Dayton’s Human Relations Council will restructure and add staff at a time when it has seen an increase in discrimination complaints.

“We do not consider an increase in discrimination complaints to be a good trend,” said Erica Fields, the council’s executive director, which seeks to ensure fair treatment and equal opportunities in the city. “However, we are encouraged that more residents see our work in the community and trust us to fully and fairly investigate their complaint and come to a resolution on their issue.”

In the second quarter of this year, the Human Relations Council saw a 300% increase in informal complaints and a 71% increase in open (formal) complaints, staff said.

HRC resolved 31 informal complaints, and closed and resolved 10 formal complaints in the first half of the year, said Jacob Davis, the group’s senior civil rights investigator.

The organization resolved less than 15 informal complaints in the first half of 2020, and closed and resolved eight formal ones, he said.

At the end of the second quarter of this year, the council had 12 open investigations ― which was up from seven at the end of the first quarter.

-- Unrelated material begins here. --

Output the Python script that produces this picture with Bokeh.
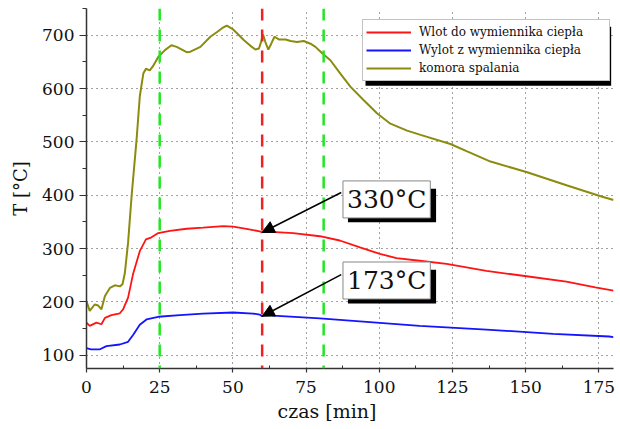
from bokeh.plotting import figure
from bokeh.models import (Range1d, FixedTicker, Span, Label, Arrow, NormalHead,
                          Legend, LegendItem, BoxAnnotation, Title)
from bokeh.embed import file_html
from bokeh.resources import INLINE

# --- measured temperatures -------------------------------------------------
# combustion chamber (komora spalania)
t_komora = [0, 1.1, 2.8, 4, 5.1, 6.3, 8, 9.7, 11.4, 12.3, 13.1, 14.2, 15.4, 17.1,
            18.2, 19.4, 20.3, 21.6, 22.6, 24.5, 26.8, 29, 30.8, 34.2, 35.5, 38.9,
            42.3, 44.6, 46.3, 47.9, 49.8, 51.5, 53.7, 56, 57.7, 58.9, 59.6, 60.3,
            61.1, 62.1, 63.1, 64.2, 65.7, 68, 69.7, 71.9, 74.2, 76.5, 78.2, 80.5,
            83.3, 86.7, 90.2, 94.7, 99.3, 103.8, 109.5, 114.1, 124.3, 130, 138,
            150.5, 164.2, 175.6, 180]
T_komora = [201, 183, 195, 193, 186, 211, 226, 231, 229, 233, 254, 311, 398, 504,
            585, 628, 637, 634, 641, 659, 672, 681, 678, 668, 669, 678,
            697, 706, 713, 718, 712, 703, 691, 680, 673, 675, 687, 701,
            687, 673, 684, 697, 692, 692, 689, 687, 689, 684, 678, 666,
            653, 628, 603, 578, 553, 534, 521, 513, 496, 482, 463,
            443, 418, 398, 391]

# heat exchanger inlet (wlot)
t_wlot = [0, 1.1, 3.4, 5.1, 6.3, 8.5, 11.4, 12.5, 14.2, 15.9, 18.2, 20.3, 22.2,
          24.5, 28.5, 34.2, 39.8, 46.7, 50.1, 54.6, 59.2, 60, 60.9, 63.2, 70.6,
          79.7, 86.5, 93.4, 100.2, 105.9, 113.8, 123, 136.6, 150.3, 163.9, 173.8,
          180]
T_wlot = [161, 155, 161, 158, 170, 175, 178.5, 186, 208, 252, 295, 317, 321,
          329, 333, 337, 339, 342, 341, 337, 332, 330, 336, 331, 329,
          323, 315, 302, 290, 282, 277, 271, 258, 248, 238, 227,
          221]

# heat exchanger outlet (wylot)
t_wylot = [0, 1.5, 4.6, 6.8, 11.4, 14.2, 15.9, 18.2, 20.5, 24.5, 31.9, 39.8,
           50.1, 56.9, 59.2, 60, 61.5, 63.8, 79.7, 96.8, 113.8, 136.6, 159.4,
           178.5, 180]
T_wylot = [113, 111, 111, 117, 120, 125, 138, 157, 167, 172, 175, 178,
           180, 178, 176, 173, 179, 174, 169, 162, 155, 148, 140,
           135, 134]

x_ticks = [0, 25, 50, 75, 100, 125, 150, 175]
y_ticks = [100, 200, 300, 400, 500, 600, 700]

green_marks = [25, 81]   # green dashed markers [min]
red_mark = 60            # red dashed marker [min]
annot_wlot = "330°C"
annot_wylot = "173°C"

SERIF = "DejaVu Serif"

p = figure(width=620, height=429, x_range=Range1d(0, 180), y_range=Range1d(75, 750),
           output_backend="svg", toolbar_location=None,
           min_border_left=86, min_border_right=7, min_border_top=8,
           min_border_bottom=61)
p.outline_line_color = None
p.background_fill_color = "white"

# axes
p.xaxis.ticker = FixedTicker(ticks=x_ticks, minor_ticks=[t + 12.5 for t in x_ticks])
p.yaxis.ticker = FixedTicker(ticks=y_ticks, minor_ticks=[t + 50 for t in [0] + y_ticks])
for ax in (p.xaxis, p.yaxis):
    ax.axis_line_color = "#333333"
    ax.axis_line_width = 1.5
    ax.major_tick_line_color = "#333333"
    ax.minor_tick_line_color = "#333333"
    ax.major_tick_line_width = 1.2
    ax.major_label_text_font = SERIF
    ax.major_label_text_font_size = "17px"
    ax.major_label_text_color = "#111111"
    ax.axis_label_text_font = SERIF
    ax.axis_label_text_font_size = "18px"
    ax.axis_label_text_font_style = "normal"
    ax.axis_label_text_color = "#111111"

p.xaxis.major_tick_out = 4
p.xaxis.major_tick_in = 0
p.xaxis.minor_tick_in = 3
p.xaxis.minor_tick_out = 0
p.xaxis.major_label_standoff = 8

p.yaxis.axis_label = "T [°C]"
p.yaxis.major_tick_out = 7
p.yaxis.major_tick_in = 0
p.yaxis.minor_tick_out = 4
p.yaxis.minor_tick_in = 0
p.yaxis.major_label_standoff = 5
p.yaxis.axis_label_standoff = 8

# x-axis title, set slightly left of the frame centre
p.add_layout(Title(text="czas [min]", align="left", offset=191, standoff=4,
                   text_font=SERIF, text_font_size="19px", text_font_style="normal",
                   text_color="#111111"), "below")

# dotted grid
for g in (p.xgrid, p.ygrid):
    g.grid_line_color = "#444444"
    g.grid_line_dash = "1 4"
    g.grid_line_width = 1

# dashed time markers
for gm in green_marks:
    p.add_layout(Span(location=gm, dimension="height", line_color="#22e622",
                      line_width=2.5, line_dash="12 9"))
p.add_layout(Span(location=red_mark, dimension="height", line_color="#ee2222",
                  line_width=2.5, line_dash="12 9"))

# series
r_wlot = p.line(t_wlot, T_wlot, line_color="#ff1414", line_width=1.8)
r_wylot = p.line(t_wylot, T_wylot, line_color="#1414ff", line_width=1.8)
r_kom = p.line(t_komora, T_komora, line_color="#8b8b10", line_width=2)

# boxed annotations with drop shadows, arrows to the values at the red marker
def shadow_box(left, right, bottom, top):
    p.add_layout(BoxAnnotation(left=left, right=right, bottom=bottom, top=top,
                               fill_color="black", fill_alpha=1, line_color=None,
                               level="annotation"))

def boxed(text, x, y):
    p.add_layout(Label(x=x, y=y, text=text, text_font=SERIF, text_font_size="25px",
                       text_align="left", text_baseline="middle", padding=4,
                       text_color="#111111", background_fill_color="white",
                       border_line_color="#888888", border_line_width=1))

wlot_at_mark = T_wlot[t_wlot.index(red_mark)]
wylot_at_mark = T_wylot[t_wylot.index(red_mark)]

p.add_layout(Arrow(x_start=87, y_start=405, x_end=red_mark, y_end=wlot_at_mark,
                   line_color="black", line_width=1.5,
                   end=NormalHead(size=12, fill_color="black", line_color="black")))
p.add_layout(Arrow(x_start=87, y_start=251, x_end=red_mark, y_end=wylot_at_mark,
                   line_color="black", line_width=1.5,
                   end=NormalHead(size=12, fill_color="black", line_color="black")))
shadow_box(89.3, 119.4, 349, 412)
boxed(annot_wlot, 87.6, 392)
shadow_box(89.3, 119.4, 197, 260)
boxed(annot_wylot, 87.6, 240)

# legend with a drop shadow
shadow_box(95.3, 179.2, 605, 716)
items = [LegendItem(label="Wlot do wymiennika ciepła", renderers=[r_wlot]),
         LegendItem(label="Wylot z wymiennika ciepła", renderers=[r_wylot]),
         LegendItem(label="komora spalania", renderers=[r_kom])]
legend = Legend(items=items, location=(276, 287), background_fill_color="white",
                background_fill_alpha=1, border_line_color="#888888",
                border_line_width=1, label_text_color="#111111",
                label_text_font=SERIF, label_text_font_size="12px",
                label_height=18, glyph_height=18, glyph_width=45, spacing=0,
                padding=3, margin=0, label_standoff=8, label_width=187)
p.add_layout(legend)

open("out.html", "w").write(file_html(p, INLINE))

The increases are worrisome, staff say, and might reflect growing concerns about the expiring eviction moratorium, as well as increased education about the organization and more referrals from the Dayton Mediation Center.

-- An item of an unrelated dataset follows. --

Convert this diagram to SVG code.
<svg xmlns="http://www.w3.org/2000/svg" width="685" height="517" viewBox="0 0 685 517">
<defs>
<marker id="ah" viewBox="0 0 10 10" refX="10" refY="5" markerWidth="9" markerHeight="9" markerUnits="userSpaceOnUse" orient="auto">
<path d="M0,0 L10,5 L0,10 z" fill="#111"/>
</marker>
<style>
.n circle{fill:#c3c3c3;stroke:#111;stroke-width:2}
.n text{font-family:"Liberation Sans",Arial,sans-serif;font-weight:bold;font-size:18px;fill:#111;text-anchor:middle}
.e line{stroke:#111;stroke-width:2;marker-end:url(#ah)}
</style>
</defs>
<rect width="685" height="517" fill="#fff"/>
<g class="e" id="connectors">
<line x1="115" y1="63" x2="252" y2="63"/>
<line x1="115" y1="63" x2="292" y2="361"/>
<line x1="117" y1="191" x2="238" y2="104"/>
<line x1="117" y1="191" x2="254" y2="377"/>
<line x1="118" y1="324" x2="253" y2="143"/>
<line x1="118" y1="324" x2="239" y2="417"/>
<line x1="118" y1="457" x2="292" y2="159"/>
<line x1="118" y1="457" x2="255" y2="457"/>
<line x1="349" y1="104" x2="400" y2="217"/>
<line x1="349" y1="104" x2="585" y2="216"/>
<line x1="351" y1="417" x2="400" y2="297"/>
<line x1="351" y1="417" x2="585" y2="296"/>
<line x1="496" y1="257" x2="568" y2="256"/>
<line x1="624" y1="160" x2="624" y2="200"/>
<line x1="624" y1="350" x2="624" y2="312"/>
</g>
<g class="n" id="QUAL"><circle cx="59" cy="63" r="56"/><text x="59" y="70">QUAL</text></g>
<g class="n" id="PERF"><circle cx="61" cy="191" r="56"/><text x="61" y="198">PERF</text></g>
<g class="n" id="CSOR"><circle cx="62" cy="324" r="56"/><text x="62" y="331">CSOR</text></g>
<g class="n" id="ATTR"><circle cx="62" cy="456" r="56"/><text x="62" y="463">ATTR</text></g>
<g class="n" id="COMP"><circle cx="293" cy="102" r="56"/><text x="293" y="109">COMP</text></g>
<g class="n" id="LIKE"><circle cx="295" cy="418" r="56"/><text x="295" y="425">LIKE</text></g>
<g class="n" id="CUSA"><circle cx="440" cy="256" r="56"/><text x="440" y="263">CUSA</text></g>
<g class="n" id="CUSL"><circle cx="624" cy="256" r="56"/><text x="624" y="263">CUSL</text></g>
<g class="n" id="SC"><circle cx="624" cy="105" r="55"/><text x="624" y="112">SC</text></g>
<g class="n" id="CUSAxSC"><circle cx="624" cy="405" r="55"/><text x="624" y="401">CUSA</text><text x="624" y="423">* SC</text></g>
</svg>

Also, about 11 informal complaints came after an incident in May at an apartment building on Linda Vista Avenue in which several residents moved into temporary housing because of unsafe conditions. At least three complaints mentioned they became aware of the Human Relations Council after learning about the Linda Vista incident, staff said.

The Dayton Human Relations Council board met earlier this week. CORNELIUS FROLIK / STAFF
The Dayton Human Relations Council board met earlier this week. CORNELIUS FROLIK / STAFF

The HRC currently has seven full-time city employees, one contract worker, one consultant, one part-time worker and two temporary positions. When the organization’s restructuring is complete, it will have 11 full-time city employees and two consultants.

These positions will expand the council’s capacity to take on new cases and conduct more training for residents, housing providers, employers and businesses, Fields said.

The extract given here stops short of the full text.